Friday, February 13, 2009

Russia: Russian antitrust authorities against state involvement in the metals industry merger

As worldwide demand for metal plummets, Russia's top metals producers are finding that bailouts aren't enough. Instead, the industry's leaders have proposed a massive merger of their assets to create a quasi-state metals holding company.

The most active proponent of the merger is Metalloinvest chief executive Alisher Usmanov (#91 on the Forbes Billionaires List). Russian media report that the iron and steel magnate is hoping to merge his iron ore assets and his stake in the Udokan copper deposit into the Norilsk group. Control of Norilsk Nickel, the world's largest nickel producer, is currently shared by Usmanov, Vladimir Potanin, Oleg Deripaska and minority shareholders. John Helmer of, a metals and mining resource, reports that under Usmanov's model, the owner of Metalloinvest would become the single largest stakeholder in Norilsk, with a 37% stake, while Potanin's stake would fall to 16.6%. In return for liquidating Usmanov's and Potanin's debts, the state would claim over 30% percent of the company, effectively creating a state-controlled monopoly.

The alternative merger model, proposed by Potanin and others, would incorporate Norilsk Nickel, Metalloinvest, steel producer Evraz Group (owned by Roman Abramovich and Alexander Abramov), steel and coal producer Mechel OAO (owned by Igor Zuzin), Russneft (owned by Oleg Deripaska) and Uralkali (owned by Dmitry Ribolovlev). Under this model, government's share would not exceed 25 percent, keeping the new diversified holding mostly private.

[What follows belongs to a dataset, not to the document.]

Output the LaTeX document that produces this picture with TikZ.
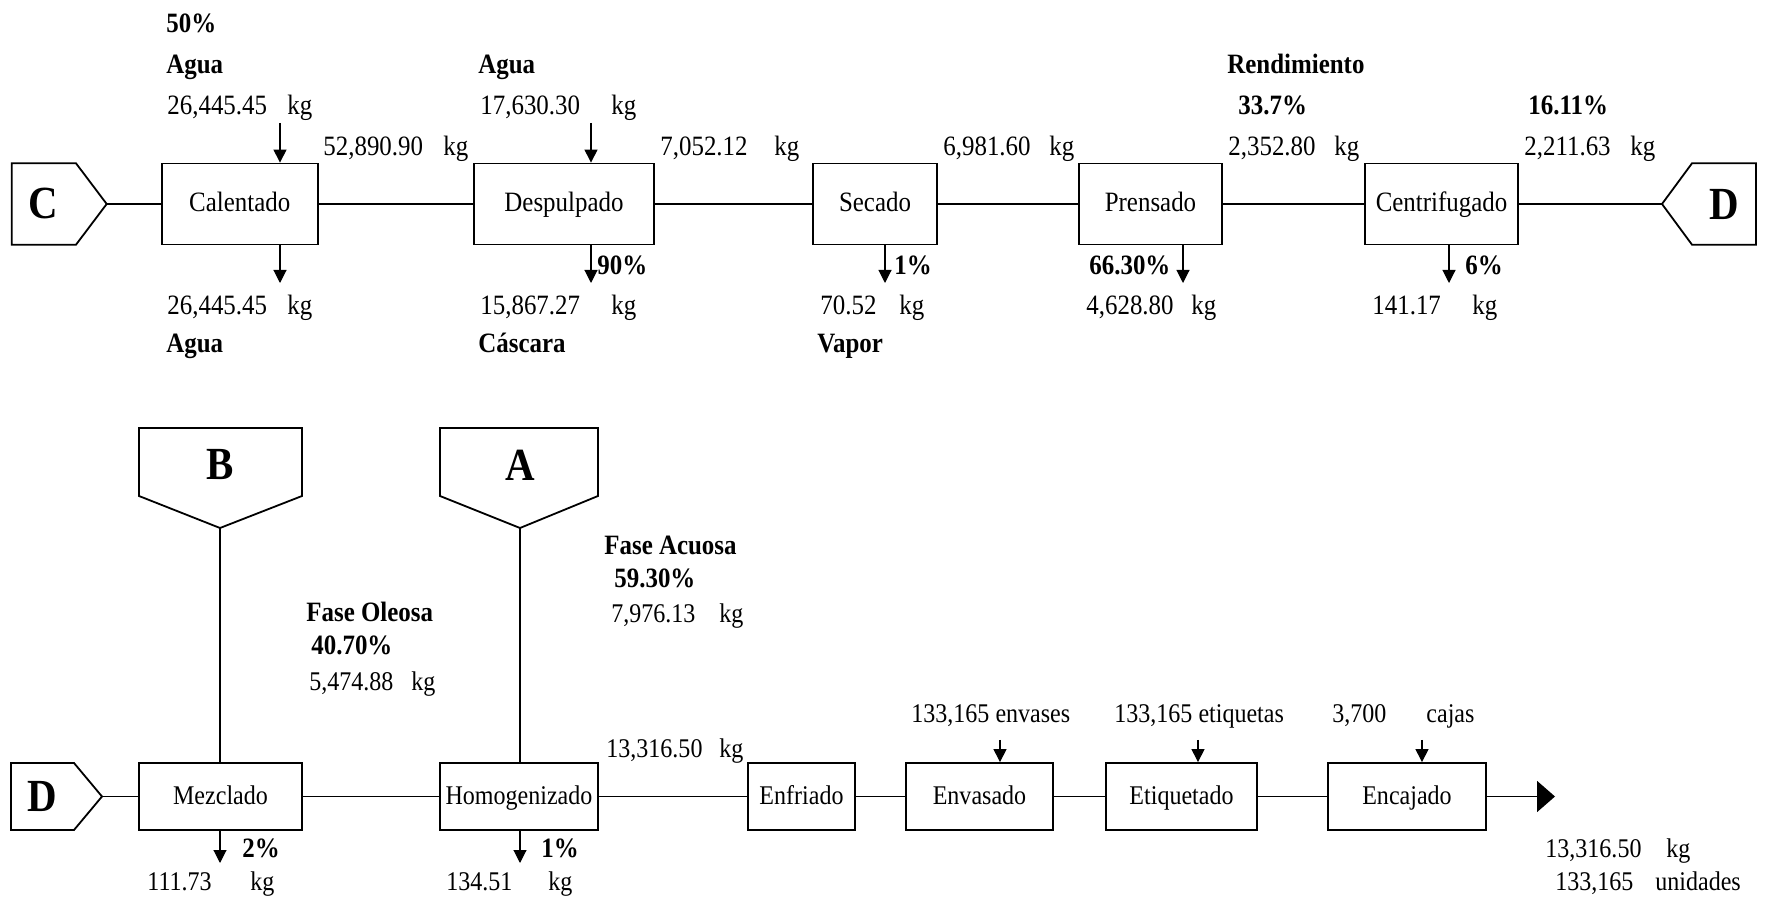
\documentclass[tikz,border=0pt]{standalone}
\usepackage{fontspec}
\setmainfont{Liberation Serif}[FakeStretch=0.89]
\usetikzlibrary{arrows.meta}

\begin{document}
\begin{tikzpicture}[x=0.5pt,y=-0.5pt,
  proc/.style={draw,line width=0.9pt,inner sep=0pt,text height=0.8em,text depth=0pt,
    font=\fontsize{14}{16}\selectfont},
  toprow/.style={minimum height=40.5pt},
  botrow/.style={minimum height=33.5pt,font=\fontsize{13.5}{16}\selectfont},
  connector/.style={draw,line width=0.9pt,fill=white},
  conn/.style={line width=0.9pt},
  arr/.style={line width=0.55pt,-{Triangle[length=6.5pt,width=6.5pt]}},
  lbl/.style={inner sep=0pt,anchor=base west,font=\fontsize{14}{16}\selectfont},
  lblb/.style={lbl,font=\fontsize{14}{16}\selectfont\bfseries},
  lbls/.style={lbl,font=\fontsize{13.5}{16}\selectfont},
  tag/.style={inner sep=0pt,font=\fontsize{23}{26}\selectfont\bfseries}
]
\useasboundingbox (0,0) rectangle (1769,898);

% ---------- first line: C to D ----------
\draw[connector] (11.7,163.3) -- (76,163.3) -- (106.7,204) -- (76,244.7) -- (11.7,244.7) -- cycle;
\coordinate (Cp) at (106.7,204);
\node[tag] (labC) at (43,204) {C};

\draw[connector] (1756,163.3) -- (1692,163.3) -- (1662,204) -- (1692,244.7) -- (1756,244.7) -- cycle;
\coordinate (Dp) at (1662,204);
\node[tag] (labD) at (1724,204) {D};

\node[proc,toprow,minimum width=78pt]   (cal)  at (239.7,204)  {Calentado};
\node[proc,toprow,minimum width=90pt]   (desp) at (564,204)    {Despulpado};
\node[proc,toprow,minimum width=62pt]   (sec)  at (875,204)    {Secado};
\node[proc,toprow,minimum width=71.5pt] (pren) at (1150.5,204) {Prensado};
\node[proc,toprow,minimum width=76.5pt] (cent) at (1441.5,204) {Centrifugado};

\draw[conn] (Cp) -- (cal.west);
\draw[conn] (cal.east) -- (desp.west);
\draw[conn] (desp.east) -- (sec.west);
\draw[conn] (sec.east) -- (pren.west);
\draw[conn] (pren.east) -- (cent.west);
\draw[conn] (cent.east) -- (Dp);

% inputs and outputs
\coordinate (calIn) at (280,123);
\coordinate (calOut) at (280,283);
\coordinate (despIn) at (591,123);
\coordinate (despOut) at (591,283);
\coordinate (secOut) at (885,283);
\coordinate (prenOut) at (1183,283);
\coordinate (centOut) at (1449,283);
\draw[arr] (calIn) -- (calIn |- cal.north);
\draw[arr] (calOut |- cal.south) -- (calOut);
\draw[arr] (despIn) -- (despIn |- desp.north);
\draw[arr] (despOut |- desp.south) -- (despOut);
\draw[arr] (secOut |- sec.south) -- (secOut);
\draw[arr] (prenOut |- pren.south) -- (prenOut);
\draw[arr] (centOut |- cent.south) -- (centOut);

% quantities above the line
\node[lblb] (p50)   at (166,33)   {50\%};
\node[lblb] (agua1) at (166,74)   {Agua};
\node[lbl]  (q1)    at (167,115)  {26,445.45};
\node[lbl]  (q1u)   at (287,115)  {kg};
\node[lbl]  (q2)    at (323,156)  {52,890.90};
\node[lbl]  (q2u)   at (443,156)  {kg};
\node[lblb] (agua2) at (478,74)   {Agua};
\node[lbl]  (q3)    at (480,115)  {17,630.30};
\node[lbl]  (q3u)   at (611,115)  {kg};
\node[lbl]  (q4)    at (660,156)  {7,052.12};
\node[lbl]  (q4u)   at (774,156)  {kg};
\node[lbl]  (q5)    at (943,156)  {6,981.60};
\node[lbl]  (q5u)   at (1049,156) {kg};
\node[lblb] (rend)  at (1227,74)  {Rendimiento};
\node[lblb] (p337)  at (1238,115) {33.7\%};
\node[lbl]  (q6)    at (1228,156) {2,352.80};
\node[lbl]  (q6u)   at (1334,156) {kg};
\node[lblb] (p1611) at (1528,115) {16.11\%};
\node[lbl]  (q7)    at (1524,156) {2,211.63};
\node[lbl]  (q7u)   at (1630,156) {kg};

% quantities below the line
\node[lbl]  (q8)    at (167,315)  {26,445.45};
\node[lbl]  (q8u)   at (287,315)  {kg};
\node[lblb] (agua3) at (166,353)  {Agua};
\node[lblb] (p90)   at (597,275)  {90\%};
\node[lbl]  (q9)    at (480,315)  {15,867.27};
\node[lbl]  (q9u)   at (611,315)  {kg};
\node[lblb] (casc)  at (478,353)  {Cáscara};
\node[lblb] (p1a)   at (894,275)  {1\%};
\node[lbl]  (q10)   at (820,315)  {70.52};
\node[lbl]  (q10u)  at (899,315)  {kg};
\node[lblb] (vap)   at (817,353)  {Vapor};
\node[lblb] (p663)  at (1089,275) {66.30\%};
\node[lbl]  (q11)   at (1086,315) {4,628.80};
\node[lbl]  (q11u)  at (1191,315) {kg};
\node[lblb] (p6)    at (1465,275) {6\%};
\node[lbl]  (q12)   at (1372,315) {141.17};
\node[lbl]  (q12u)  at (1472,315) {kg};

% ---------- second line: D onwards ----------
\draw[connector] (11,763) -- (74,763) -- (102,796.5) -- (74,830) -- (11,830) -- cycle;
\coordinate (Dq) at (102,796.5);
\node[tag] (labD2) at (42,796.5) {D};

\draw[connector] (139,428) -- (302,428) -- (302,496) -- (220,528) -- (139,496) -- cycle;
\coordinate (Bp) at (220,528);
\node[tag] (labB) at (220,465) {B};

\draw[connector] (440,428) -- (598,428) -- (598,496) -- (520,528) -- (440,496) -- cycle;
\coordinate (Ap) at (520,528);
\node[tag] (labA) at (520,465) {A};

\node[proc,botrow,minimum width=81.5pt] (mez) at (220.5,796.5)  {Mezclado};
\node[proc,botrow,minimum width=79pt]   (hom) at (519,796.5)    {Homogenizado};
\node[proc,botrow,minimum width=53.5pt] (enf) at (801.5,796.5)  {Enfriado};
\node[proc,botrow,minimum width=73.5pt] (env) at (979.5,796.5)  {Envasado};
\node[proc,botrow,minimum width=75.5pt] (eti) at (1181.5,796.5) {Etiquetado};
\node[proc,botrow,minimum width=79pt]   (enc) at (1407,796.5)   {Encajado};

\draw[conn] (Dq) -- (mez.west);
\draw[conn] (mez.east) -- (hom.west);
\draw[conn] (hom.east) -- (enf.west);
\draw[conn] (enf.east) -- (env.west);
\draw[conn] (env.east) -- (eti.west);
\draw[conn] (eti.east) -- (enc.west);
\coordinate (fin) at (1555,796.5);
\draw[conn,-{Triangle[length=9pt,width=15.5pt]}] (enc.east) -- (fin);

\draw[conn] (Bp) -- (Bp |- mez.north);
\draw[conn] (Ap) -- (Ap |- hom.north);

\coordinate (mezOut) at (220,863);
\coordinate (homOut) at (520,863);
\coordinate (envIn) at (1000,740);
\coordinate (etiIn) at (1198,740);
\coordinate (encIn) at (1422,740);
\draw[arr] (mezOut |- mez.south) -- (mezOut);
\draw[arr] (homOut |- hom.south) -- (homOut);
\draw[arr] (envIn) -- (envIn |- env.north);
\draw[arr] (etiIn) -- (etiIn |- eti.north);
\draw[arr] (encIn) -- (encIn |- enc.north);

\node[lblb] (fo)    at (306,622)  {Fase Oleosa};
\node[lblb] (p407)  at (311,655)  {40.70\%};
\node[lbls] (q13)   at (309,690)  {5,474.88};
\node[lbls] (q13u)  at (411,690)  {kg};
\node[lblb] (fa)    at (604,555)  {Fase Acuosa};
\node[lblb] (p593)  at (614,588)  {59.30\%};
\node[lbls] (q14)   at (611,623)  {7,976.13};
\node[lbls] (q14u)  at (719,623)  {kg};
\node[lbls] (q15)   at (606,757)  {13,316.50};
\node[lbls] (q15u)  at (719,757)  {kg};
\node[lblb] (p2)    at (242,857)  {2\%};
\node[lbls] (q16)   at (147,890)  {111.73};
\node[lbls] (q16u)  at (250,890)  {kg};
\node[lblb] (p1b)   at (541,857)  {1\%};
\node[lbls] (q17)   at (446,890)  {134.51};
\node[lbls] (q17u)  at (548,890)  {kg};
\node[lbls] (nenv)  at (911,723)  {133,165 envases};
\node[lbls] (neti)  at (1114,723) {133,165 etiquetas};
\node[lbls] (ncaj)  at (1332,723) {3,700};
\node[lbls] (ncaju) at (1426,723) {cajas};
\node[lbls] (q18)   at (1545,857) {13,316.50};
\node[lbls] (q18u)  at (1666,857) {kg};
\node[lbls] (nuni)  at (1555,890) {133,165};
\node[lbls] (nuniu) at (1655,890) {unidades};
\end{tikzpicture}
\end{document}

Russian antitrust authorities have denounced the merger idea, stating that it would not have any positive effects on the metals industry. Alexei Ulyanov, head of the industrial department of the Russian Antitrust Committee, said at a press conference this week that if a merger application is filed, the committee will not approve it: "If all metals companies were to merge into one holding with major government ownership, it would be a disaster. The government is not an effective manager of industrial groups," Ulyanov said.

John Foley, metals analyst for the RUXX Index, believes the more weighted, "free market" model of the merger is the more effective of the two. "The merger might be a good solution for the industry, but the less direct control is exercised by the state, the more effective the newly formed company will be. Creating a quasi-state holding with little diversification, as Metalloinvest proposes, is throwing good money after bad -- especially since analysts think Metalloinvest has more than $10 billion in debt. This massive debt creates a huge burden for both the government and the proposed holding company."

Regarding the legality of the merger, Foley believed the decision lay outside the Russian Antitrust Committee's jurisdiction. "A merger of this magnitude should not be subject to the authority of the Antitrust Committee once it is clear that antitrust laws are not being violated," the analyst said. "The deal should be reviewed by the Ministry of Economic Development."

Vladimir Strzhalkovsky, CEO of Norilsk Nickel, is also wary of the Metalloinvest plan, and has outlined his concerns in an interview with Russian business daily Kommersant: "Any merger model should be about efficiency rather than the desire to push your debt onto other companies. Metals prices move in cycles. When the price of metal falls, prices for other products, such as the potash fertilizers Uralkali produces, rise, creating a revenue stream for the holding. Mergers should be about diversification. Nickel prices move in the same direction as the ore, so the merger with Metalloinvest that Usmanov is lobbying is ineffective."